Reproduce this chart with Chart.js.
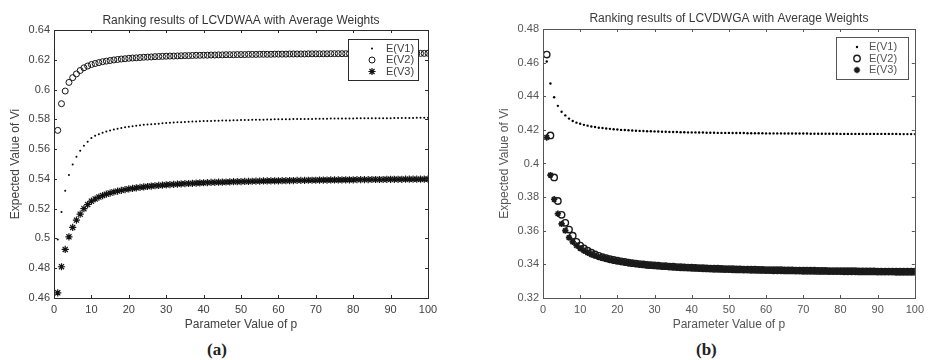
<!DOCTYPE html>
<html>
<head>
<meta charset="utf-8">
<script src="https://cdn.jsdelivr.net/npm/chart.js@4.4.1/dist/chart.umd.min.js"></script>
<style>
  body { margin: 0; background: #fff; width: 929px; height: 360px; position: relative; overflow: hidden; }
  canvas { position: absolute; top: 0; }
  #chartA { left: 0; }
  #chartB { left: 465px; }
  .cap { position: absolute; top: 341px; font: bold 17px 'Liberation Serif', serif; line-height: 18px; color: #222; }
</style>
</head>
<body>
<canvas id="chartA" width="465" height="340"></canvas>
<canvas id="chartB" width="464" height="340"></canvas>
<div class="cap" style="left:207px">(a)</div>
<div class="cap" style="left:696px">(b)</div>
<script>
// parameter p
var pValues = [1,2,3,4,5,6,7,8,9,10,11,12,13,14,15,16,17,18,19,20,21,22,23,24,25,26,27,28,29,30,
  31,32,33,34,35,36,37,38,39,40,41,42,43,44,45,46,47,48,49,50,51,52,53,54,55,56,57,58,59,60,
  61,62,63,64,65,66,67,68,69,70,71,72,73,74,75,76,77,78,79,80,81,82,83,84,85,86,87,88,89,90,
  91,92,93,94,95,96,97,98,99,100];

// (a) LCVDWAA
var waaV1 = [0.4993,0.5177,0.5320,0.5426,0.5497,0.5549,0.5589,0.5622,0.5649,0.5675,
  0.5689,0.5700,0.5710,0.5718,0.5725,0.5731,0.5737,0.5742,0.5746,0.5750,
  0.5754,0.5757,0.5760,0.5763,0.5765,0.5767,0.5769,0.5771,0.5773,0.5775,
  0.5777,0.5778,0.5780,0.5781,0.5782,0.5783,0.5785,0.5786,0.5787,0.5788,
  0.5788,0.5789,0.5790,0.5791,0.5792,0.5792,0.5793,0.5794,0.5794,0.5795,
  0.5796,0.5796,0.5797,0.5797,0.5798,0.5798,0.5799,0.5799,0.5800,0.5800,
  0.5800,0.5801,0.5801,0.5802,0.5802,0.5802,0.5803,0.5803,0.5803,0.5804,
  0.5804,0.5804,0.5804,0.5805,0.5805,0.5805,0.5806,0.5806,0.5806,0.5806,
  0.5807,0.5807,0.5807,0.5807,0.5807,0.5808,0.5808,0.5808,0.5808,0.5808,
  0.5809,0.5809,0.5809,0.5809,0.5809,0.5809,0.5810,0.5810,0.5810,0.5810];
var waaV2 = [0.5726,0.5905,0.5990,0.6048,0.6080,0.6105,0.6128,0.6146,0.6158,0.6168,
  0.6175,0.6181,0.6187,0.6191,0.6195,0.6199,0.6202,0.6205,0.6207,0.6210,
  0.6212,0.6213,0.6215,0.6217,0.6218,0.6219,0.6221,0.6222,0.6223,0.6224,
  0.6225,0.6225,0.6226,0.6227,0.6228,0.6228,0.6229,0.6230,0.6230,0.6231,
  0.6231,0.6232,0.6232,0.6233,0.6233,0.6234,0.6234,0.6234,0.6235,0.6235,
  0.6235,0.6236,0.6236,0.6236,0.6237,0.6237,0.6237,0.6237,0.6238,0.6238,
  0.6238,0.6238,0.6239,0.6239,0.6239,0.6239,0.6239,0.6240,0.6240,0.6240,
  0.6240,0.6240,0.6240,0.6241,0.6241,0.6241,0.6241,0.6241,0.6241,0.6241,
  0.6242,0.6242,0.6242,0.6242,0.6242,0.6242,0.6242,0.6242,0.6243,0.6243,
  0.6243,0.6243,0.6243,0.6243,0.6243,0.6243,0.6243,0.6243,0.6243,0.6244];
var waaV3 = [0.4635,0.4810,0.4926,0.5011,0.5074,0.5123,0.5163,0.5200,0.5228,0.5250,
  0.5265,0.5278,0.5288,0.5297,0.5305,0.5312,0.5318,0.5323,0.5328,0.5333,
  0.5336,0.5340,0.5343,0.5346,0.5349,0.5352,0.5354,0.5356,0.5358,0.5360,
  0.5362,0.5363,0.5365,0.5367,0.5368,0.5369,0.5370,0.5372,0.5373,0.5374,
  0.5375,0.5376,0.5377,0.5378,0.5378,0.5379,0.5380,0.5381,0.5381,0.5382,
  0.5383,0.5383,0.5384,0.5385,0.5385,0.5386,0.5386,0.5387,0.5387,0.5387,
  0.5388,0.5388,0.5389,0.5389,0.5390,0.5390,0.5390,0.5391,0.5391,0.5391,
  0.5392,0.5392,0.5392,0.5393,0.5393,0.5393,0.5394,0.5394,0.5394,0.5394,
  0.5395,0.5395,0.5395,0.5395,0.5396,0.5396,0.5396,0.5396,0.5397,0.5397,
  0.5397,0.5397,0.5397,0.5398,0.5398,0.5398,0.5398,0.5398,0.5398,0.5399];

// (b) LCVDWGA
var wgaV1 = [0.4607,0.4476,0.4394,0.4343,0.4308,0.4286,0.4267,0.4253,0.4243,0.4236,
  0.4230,0.4225,0.4220,0.4217,0.4213,0.4211,0.4208,0.4206,0.4204,0.4202,
  0.4200,0.4199,0.4198,0.4196,0.4195,0.4194,0.4193,0.4192,0.4192,0.4191,
  0.4190,0.4189,0.4189,0.4188,0.4187,0.4187,0.4186,0.4186,0.4185,0.4185,
  0.4185,0.4184,0.4184,0.4183,0.4183,0.4183,0.4182,0.4182,0.4182,0.4182,
  0.4181,0.4181,0.4181,0.4181,0.4180,0.4180,0.4180,0.4180,0.4180,0.4179,
  0.4179,0.4179,0.4179,0.4179,0.4178,0.4178,0.4178,0.4178,0.4178,0.4178,
  0.4178,0.4177,0.4177,0.4177,0.4177,0.4177,0.4177,0.4177,0.4177,0.4176,
  0.4176,0.4176,0.4176,0.4176,0.4176,0.4176,0.4176,0.4176,0.4176,0.4176,
  0.4176,0.4176,0.4176,0.4176,0.4176,0.4175,0.4175,0.4175,0.4175,0.4175];
var wgaV2 = [0.4648,0.4167,0.3917,0.3777,0.3695,0.3647,0.3607,0.3571,0.3534,0.3512,
  0.3495,0.3481,0.3469,0.3459,0.3451,0.3443,0.3437,0.3431,0.3426,0.3422,
  0.3418,0.3414,0.3411,0.3407,0.3405,0.3402,0.3400,0.3397,0.3395,0.3394,
  0.3392,0.3390,0.3389,0.3387,0.3386,0.3384,0.3383,0.3382,0.3381,0.3380,
  0.3379,0.3378,0.3377,0.3376,0.3375,0.3374,0.3374,0.3373,0.3372,0.3372,
  0.3371,0.3370,0.3370,0.3369,0.3369,0.3368,0.3368,0.3367,0.3367,0.3366,
  0.3366,0.3365,0.3365,0.3365,0.3364,0.3364,0.3364,0.3363,0.3363,0.3362,
  0.3362,0.3362,0.3362,0.3361,0.3361,0.3361,0.3360,0.3360,0.3360,0.3360,
  0.3359,0.3359,0.3359,0.3359,0.3358,0.3358,0.3358,0.3358,0.3358,0.3357,
  0.3357,0.3357,0.3357,0.3357,0.3356,0.3356,0.3356,0.3356,0.3356,0.3356];
var wgaV3 = [0.4155,0.3931,0.3787,0.3701,0.3641,0.3601,0.3559,0.3534,0.3512,0.3495,
  0.3481,0.3469,0.3459,0.3451,0.3443,0.3437,0.3431,0.3426,0.3422,0.3418,
  0.3414,0.3411,0.3407,0.3405,0.3402,0.3400,0.3397,0.3395,0.3394,0.3392,
  0.3390,0.3389,0.3387,0.3386,0.3384,0.3383,0.3382,0.3381,0.3380,0.3379,
  0.3378,0.3377,0.3376,0.3375,0.3374,0.3374,0.3373,0.3372,0.3372,0.3371,
  0.3370,0.3370,0.3369,0.3369,0.3368,0.3368,0.3367,0.3367,0.3366,0.3366,
  0.3365,0.3365,0.3365,0.3364,0.3364,0.3364,0.3363,0.3363,0.3362,0.3362,
  0.3362,0.3362,0.3361,0.3361,0.3361,0.3360,0.3360,0.3360,0.3360,0.3359,
  0.3359,0.3359,0.3359,0.3358,0.3358,0.3358,0.3358,0.3358,0.3357,0.3357,
  0.3357,0.3357,0.3357,0.3356,0.3356,0.3356,0.3356,0.3356,0.3356,0.3356];

var seriesNames = ["E(V1)", "E(V2)", "E(V3)"];
var FONT = "'Liberation Sans', Arial, sans-serif";

function points(vals) {
  return pValues.map(function (p, i) { return { x: p, y: vals[i] }; });
}

// little marker for the legend, same look as the points
function drawMarker(ctx, ds, x, y) {
  var r = ds.pointRadius;
  ctx.save();
  ctx.fillStyle = ds.pointBackgroundColor;
  ctx.strokeStyle = ds.pointBorderColor;
  ctx.lineWidth = ds.pointBorderWidth;
  ctx.beginPath();
  if (ds.pointStyle === 'star') {
    for (var k = 0; k < 4; k++) {
      var a = k * Math.PI / 4;
      ctx.moveTo(x - Math.cos(a) * r, y - Math.sin(a) * r);
      ctx.lineTo(x + Math.cos(a) * r, y + Math.sin(a) * r);
    }
    ctx.stroke();
  } else {
    ctx.arc(x, y, r, 0, Math.PI * 2);
    ctx.fill();
    if (ds.pointBorderWidth) ctx.stroke();
  }
  ctx.restore();
}

// matlab style box: frame, inner ticks, legend in the corner
var matlabBox = {
  id: 'matlabBox',
  afterDatasetsDraw: function (chart, args, opts) {
    var ctx = chart.ctx, a = chart.chartArea;
    var xs = chart.scales.x, ys = chart.scales.y;
    ctx.save();
    ctx.strokeStyle = opts.frameColor;
    ctx.lineWidth = 1;
    ctx.beginPath();
    xs.ticks.forEach(function (t) {
      var px = Math.round(xs.getPixelForValue(t.value)) + 0.5;
      ctx.moveTo(px, a.bottom); ctx.lineTo(px, a.bottom - 3);
      ctx.moveTo(px, a.top); ctx.lineTo(px, a.top + 3);
    });
    ys.ticks.forEach(function (t) {
      var py = Math.round(ys.getPixelForValue(t.value)) + 0.5;
      ctx.moveTo(a.left, py); ctx.lineTo(a.left + 3, py);
      ctx.moveTo(a.right, py); ctx.lineTo(a.right - 3, py);
    });
    ctx.stroke();
    ctx.strokeRect(Math.round(a.left) + 0.5, Math.round(a.top) + 0.5,
      Math.round(a.right - a.left), Math.round(a.bottom - a.top));

    // legend
    var L = opts.legend;
    ctx.fillStyle = '#fff';
    ctx.fillRect(L.x, L.y, L.w, L.h);
    ctx.strokeStyle = opts.frameColor;
    ctx.strokeRect(L.x + 0.5, L.y + 0.5, L.w, L.h);
    ctx.font = '11px ' + FONT;
    ctx.fillStyle = opts.textColor;
    ctx.textBaseline = 'middle';
    chart.data.datasets.forEach(function (ds, i) {
      var ry = L.y + L.rowTop + i * L.rowGap;
      drawMarker(ctx, ds, L.markerX, ry);
      ctx.fillText(ds.label, L.textX, ry);
    });
    ctx.restore();
  }
};

function makeChart(id, cfg) {
  var fmt = function (v) { return String(Math.round(v * 100) / 100); };
  return new Chart(document.getElementById(id), {
    type: 'scatter',
    data: {
      datasets: [
        { label: seriesNames[0], data: points(cfg.v1), pointStyle: 'circle', pointRadius: cfg.dotR,
          pointBackgroundColor: '#000', pointBorderColor: '#000', pointBorderWidth: 0 },
        { label: seriesNames[1], data: points(cfg.v2), pointStyle: 'circle', pointRadius: cfg.circR,
          pointBackgroundColor: 'rgba(0,0,0,0)', pointBorderColor: cfg.markColor, pointBorderWidth: cfg.circW },
        { label: seriesNames[2], data: points(cfg.v3), pointStyle: 'star', pointRadius: cfg.starR,
          pointBackgroundColor: 'rgba(0,0,0,0)', pointBorderColor: cfg.markColor, pointBorderWidth: cfg.starW }
      ]
    },
    options: {
      responsive: false,
      animation: false,
      devicePixelRatio: 1,
      layout: { padding: cfg.padding },
      plugins: {
        legend: { display: false },
        tooltip: { enabled: false },
        title: {
          display: true,
          text: cfg.title,
          fullSize: false,
          color: cfg.titleColor,
          font: { family: FONT, size: 12, weight: 'normal' },
          padding: cfg.titlePad
        },
        matlabBox: { frameColor: cfg.frameColor, textColor: cfg.textColor, legend: cfg.legend }
      },
      scales: {
        x: {
          type: 'linear', min: 0, max: 100,
          ticks: { stepSize: 10, padding: 5, maxRotation: 0, autoSkip: false, color: cfg.textColor, font: { family: FONT, size: 11 } },
          grid: { drawOnChartArea: false, drawTicks: false },
          border: { display: false },
          title: { display: true, text: 'Parameter Value of p', color: cfg.textColor,
            font: { family: FONT, size: 12 }, padding: { top: 0, bottom: 4 } },
          afterFit: function (s) { s.height = 38; }
        },
        y: {
          min: cfg.yMin, max: cfg.yMax,
          ticks: { stepSize: 0.02, padding: 4, color: cfg.textColor, font: { family: FONT, size: 11 }, callback: fmt },
          grid: { drawOnChartArea: false, drawTicks: false },
          border: { display: false },
          title: { display: true, text: 'Expected Value of Vi', color: cfg.textColor,
            font: { family: FONT, size: 12 }, padding: { top: 8, bottom: 0 } },
          afterFit: function (s) { s.width = 54; }
        }
      }
    },
    plugins: [matlabBox]
  });
}

makeChart('chartA', {
  title: 'Ranking results of LCVDWAA with Average Weights',
  v1: waaV1, v2: waaV2, v3: waaV3,
  yMin: 0.46, yMax: 0.64,
  dotR: 1, circR: 3, circW: 1, starR: 3.6, starW: 1.2,
  markColor: '#111', frameColor: '#2b2b2b', textColor: '#404040', titleColor: '#333',
  padding: { left: 0, right: 37, top: 0, bottom: 4 },
  titlePad: { top: 13, bottom: 2.6 },
  legend: { x: 348, y: 39, w: 70, h: 41, rowTop: 9.5, rowGap: 11.5, markerX: 372, textX: 386 }
});

makeChart('chartB', {
  title: 'Ranking results of LCVDWGA with Average Weights',
  v1: wgaV1, v2: wgaV2, v3: wgaV3,
  yMin: 0.32, yMax: 0.48,
  dotR: 1.2, circR: 3.2, circW: 1.4, starR: 3.2, starW: 1.6,
  markColor: '#1a1a1a', frameColor: '#555', textColor: '#555', titleColor: '#3a3a3a',
  padding: { left: 24, right: 12, top: 0, bottom: 4 },
  titlePad: { top: 11.3, bottom: 3.3 },
  legend: { x: 371, y: 37, w: 72, h: 42, rowTop: 10, rowGap: 11.5, markerX: 392, textX: 404 }
});
</script>
</body>
</html>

————

From the data above, gather every line that includes the word "with".

Reproduce this chart with Chart.js.
  title: 'Ranking results of LCVDWAA with Average Weights',
  title: 'Ranking results of LCVDWGA with Average Weights',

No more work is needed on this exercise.